— The request —
Beginning with the line that contains "Generate a web", retype the entries below exactly, ending with the line that contains "const FS = 26.5;". Leave out any pictures.

— Begin Excerpted data —

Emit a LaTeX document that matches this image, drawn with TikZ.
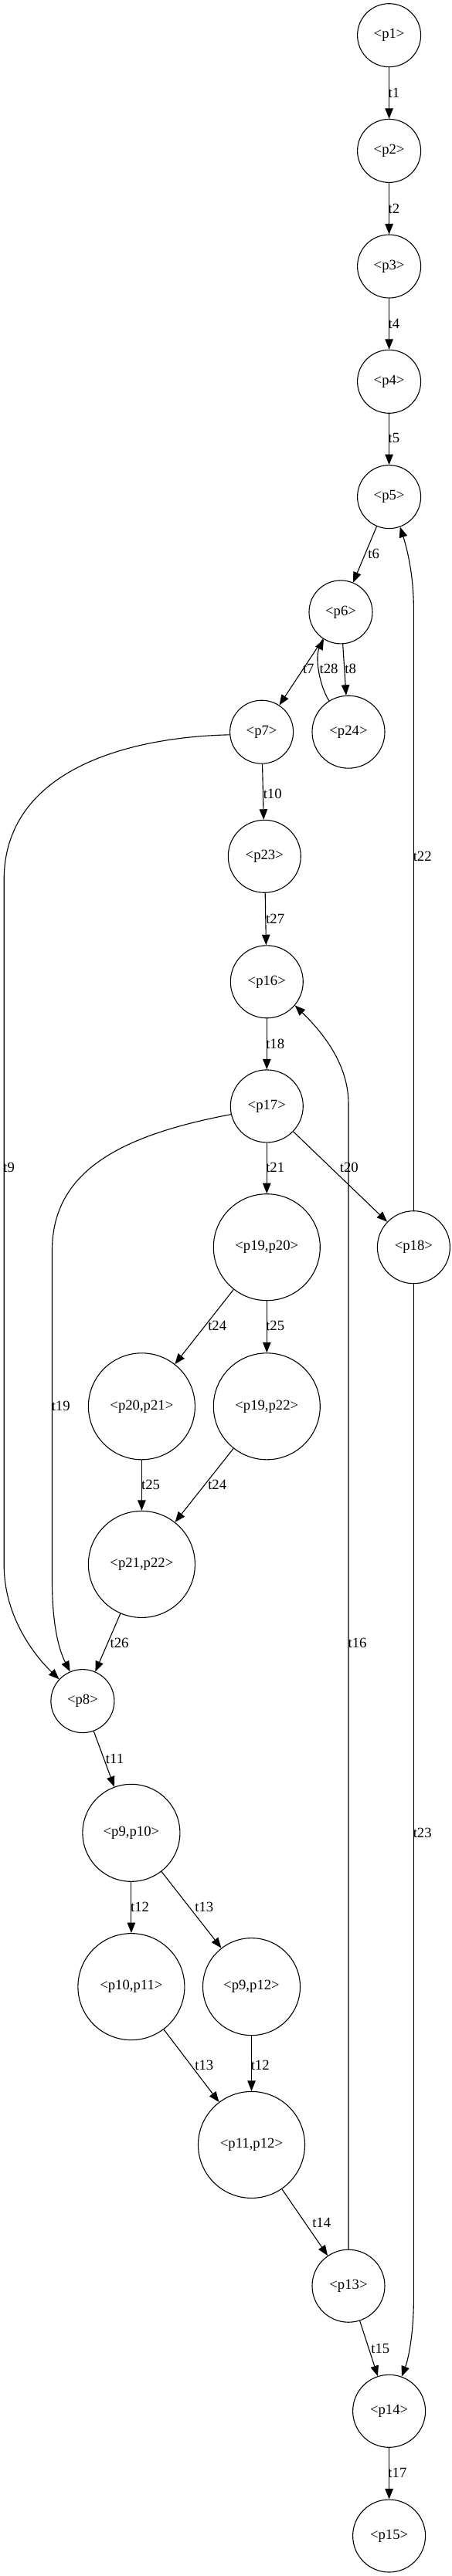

— End Excerpted data —
— Begin Excerpted data —

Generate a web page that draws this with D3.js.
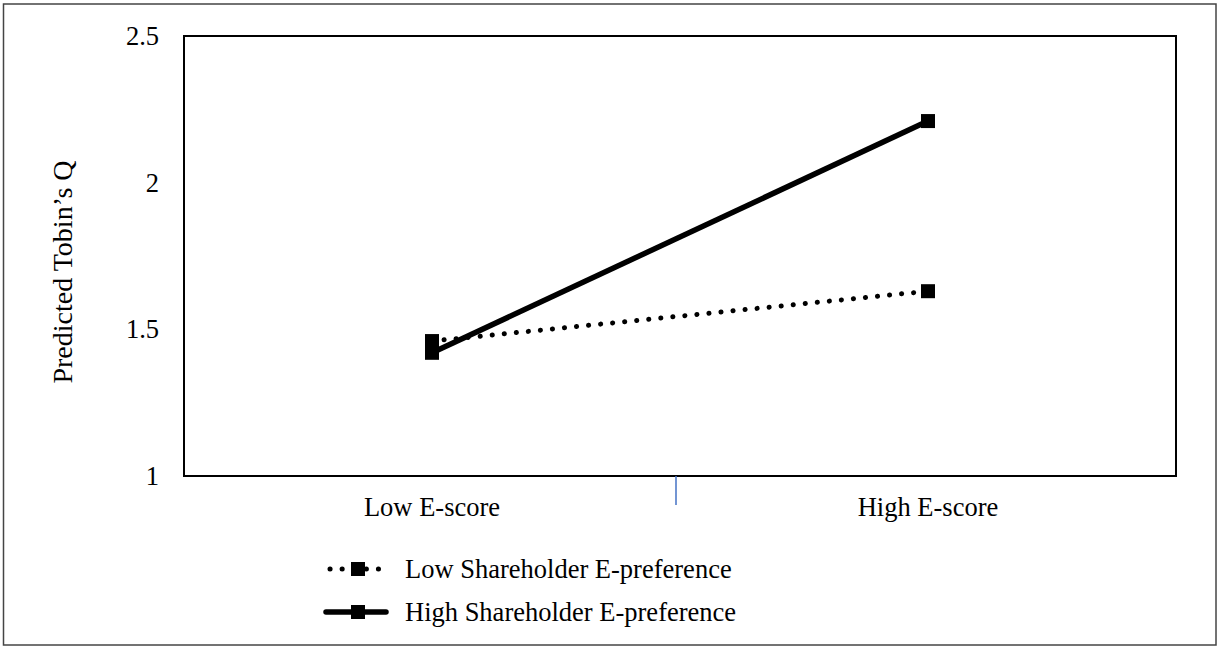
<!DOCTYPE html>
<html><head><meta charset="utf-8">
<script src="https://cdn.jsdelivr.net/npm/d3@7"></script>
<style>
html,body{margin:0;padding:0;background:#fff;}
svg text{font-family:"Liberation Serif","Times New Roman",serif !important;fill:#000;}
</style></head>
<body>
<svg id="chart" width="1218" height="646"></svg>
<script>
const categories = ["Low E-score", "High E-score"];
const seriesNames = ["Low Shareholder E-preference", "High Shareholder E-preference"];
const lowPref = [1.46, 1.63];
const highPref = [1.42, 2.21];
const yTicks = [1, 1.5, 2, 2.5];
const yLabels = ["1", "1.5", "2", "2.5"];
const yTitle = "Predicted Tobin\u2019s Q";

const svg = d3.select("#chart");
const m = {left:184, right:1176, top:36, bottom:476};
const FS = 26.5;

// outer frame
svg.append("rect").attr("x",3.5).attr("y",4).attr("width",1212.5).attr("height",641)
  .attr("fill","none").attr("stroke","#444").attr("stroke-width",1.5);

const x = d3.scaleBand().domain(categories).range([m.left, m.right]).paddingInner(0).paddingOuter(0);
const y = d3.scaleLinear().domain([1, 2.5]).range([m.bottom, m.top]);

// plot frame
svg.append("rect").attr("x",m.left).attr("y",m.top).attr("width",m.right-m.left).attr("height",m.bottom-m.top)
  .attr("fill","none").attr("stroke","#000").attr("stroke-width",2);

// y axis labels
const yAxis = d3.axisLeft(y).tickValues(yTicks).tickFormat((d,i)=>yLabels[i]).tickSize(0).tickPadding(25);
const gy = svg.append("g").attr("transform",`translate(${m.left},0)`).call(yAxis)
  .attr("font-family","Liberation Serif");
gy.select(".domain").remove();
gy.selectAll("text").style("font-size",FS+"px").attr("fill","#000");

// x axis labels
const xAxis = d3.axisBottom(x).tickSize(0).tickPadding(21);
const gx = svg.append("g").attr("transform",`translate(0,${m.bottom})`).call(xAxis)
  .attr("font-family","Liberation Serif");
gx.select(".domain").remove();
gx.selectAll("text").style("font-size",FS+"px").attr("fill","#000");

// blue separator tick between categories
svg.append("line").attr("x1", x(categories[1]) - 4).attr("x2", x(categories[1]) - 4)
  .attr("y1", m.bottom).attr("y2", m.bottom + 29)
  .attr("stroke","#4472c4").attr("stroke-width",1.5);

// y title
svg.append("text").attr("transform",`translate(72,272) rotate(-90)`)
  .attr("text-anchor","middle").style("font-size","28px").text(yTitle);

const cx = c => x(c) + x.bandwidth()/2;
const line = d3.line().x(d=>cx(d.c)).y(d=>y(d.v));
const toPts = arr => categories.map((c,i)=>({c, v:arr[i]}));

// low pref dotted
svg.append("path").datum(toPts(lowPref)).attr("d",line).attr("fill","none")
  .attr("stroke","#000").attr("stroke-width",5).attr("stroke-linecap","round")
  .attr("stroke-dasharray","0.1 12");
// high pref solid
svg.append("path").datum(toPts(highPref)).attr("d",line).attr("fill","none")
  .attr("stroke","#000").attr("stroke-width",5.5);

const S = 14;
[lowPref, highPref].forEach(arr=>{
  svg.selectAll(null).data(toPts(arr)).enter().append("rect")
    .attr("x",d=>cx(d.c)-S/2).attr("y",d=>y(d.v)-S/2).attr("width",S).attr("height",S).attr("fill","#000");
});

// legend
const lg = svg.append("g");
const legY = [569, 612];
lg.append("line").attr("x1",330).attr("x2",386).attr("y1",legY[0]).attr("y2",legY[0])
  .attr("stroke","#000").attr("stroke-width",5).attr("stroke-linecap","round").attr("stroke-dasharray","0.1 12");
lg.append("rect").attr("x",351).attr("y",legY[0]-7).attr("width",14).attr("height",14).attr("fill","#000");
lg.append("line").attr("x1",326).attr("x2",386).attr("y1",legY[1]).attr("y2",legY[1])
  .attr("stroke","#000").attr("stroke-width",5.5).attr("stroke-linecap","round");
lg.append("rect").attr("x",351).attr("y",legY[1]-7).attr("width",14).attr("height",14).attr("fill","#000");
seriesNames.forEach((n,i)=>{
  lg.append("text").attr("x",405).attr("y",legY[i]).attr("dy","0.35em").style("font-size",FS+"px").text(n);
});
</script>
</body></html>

— End Excerpted data —

— Output below —
Generate a web page that draws this with D3.js.
<!DOCTYPE html>
<html><head><meta charset="utf-8">
<script src="https://cdn.jsdelivr.net/npm/d3@7"></script>
<style>
html,body{margin:0;padding:0;background:#fff;}
svg text{font-family:"Liberation Serif","Times New Roman",serif !important;fill:#000;}
</style></head>
<body>
<svg id="chart" width="1218" height="646"></svg>
<script>
const categories = ["Low E-score", "High E-score"];
const seriesNames = ["Low Shareholder E-preference", "High Shareholder E-preference"];
const lowPref = [1.46, 1.63];
const highPref = [1.42, 2.21];
const yTicks = [1, 1.5, 2, 2.5];
const yLabels = ["1", "1.5", "2", "2.5"];
const yTitle = "Predicted Tobin\u2019s Q";

const svg = d3.select("#chart");
const m = {left:184, right:1176, top:36, bottom:476};
const FS = 26.5;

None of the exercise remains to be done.